Хотя Кристиано и не принадлежал ни к какой национальности и ничего не знал о своей стране и семье, его возмутило, что швед с таким бесстыдством продает свою родину, и он попытался разглядеть лицо человека, который вел этот разговор; но тут его внимание привлекла странная фигура, шумно и неловко переходившая от одной группы гостей к другой с видом человека, отвечающего за честь празднества. Этот персонаж был облачен в ярко-красный, богато расшитый мундир, украшенный орденом шведской Полярной Звезды{22}. Бросалась в глаза слишком высокая для того времени прическа с кричащей завивкой весьма дурного вкуса, а огромные богатые кружевные манжеты свидетельствовали о том, что роскоши тут больше, нежели чистоплотности.
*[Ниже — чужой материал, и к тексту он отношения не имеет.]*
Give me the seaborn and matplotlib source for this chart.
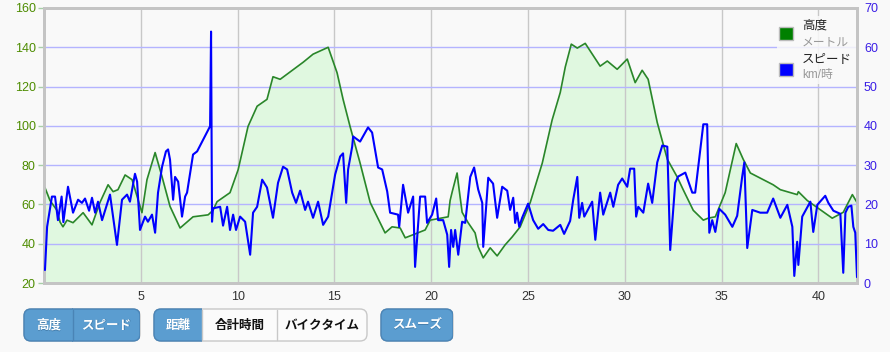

Ко всему, это был человек старый, неуклюжий, вертлявый, нелепый, слегка горбатый, изрядно хромой и к тому же совершенно косой. Из этого последнего обстоятельства Кристиано заключил, что у него лживый взгляд и что этот неприятный чудак не мог быть никем иным, кроме нелепого и отвратительного претендента на руку Маргариты.

Кристиано скромно удалился, чтобы не быть вынужденным ему представляться и поддерживать версию мнимого родства с Гёфле (вольность, которую он со спокойной совестью позволил себе с мажордомом); он решил побродить по залам до тех пор, пока не приметит юную графиню, даже если потом ему придется уйти сразу, не сказав с ней ни слова. Ему показалось, что горбатый владелец замка взглянул на него довольно внимательно; но, ловко прошмыгнув мимо гостей, болтавших в дверях, он надеялся, что ускользнет от него.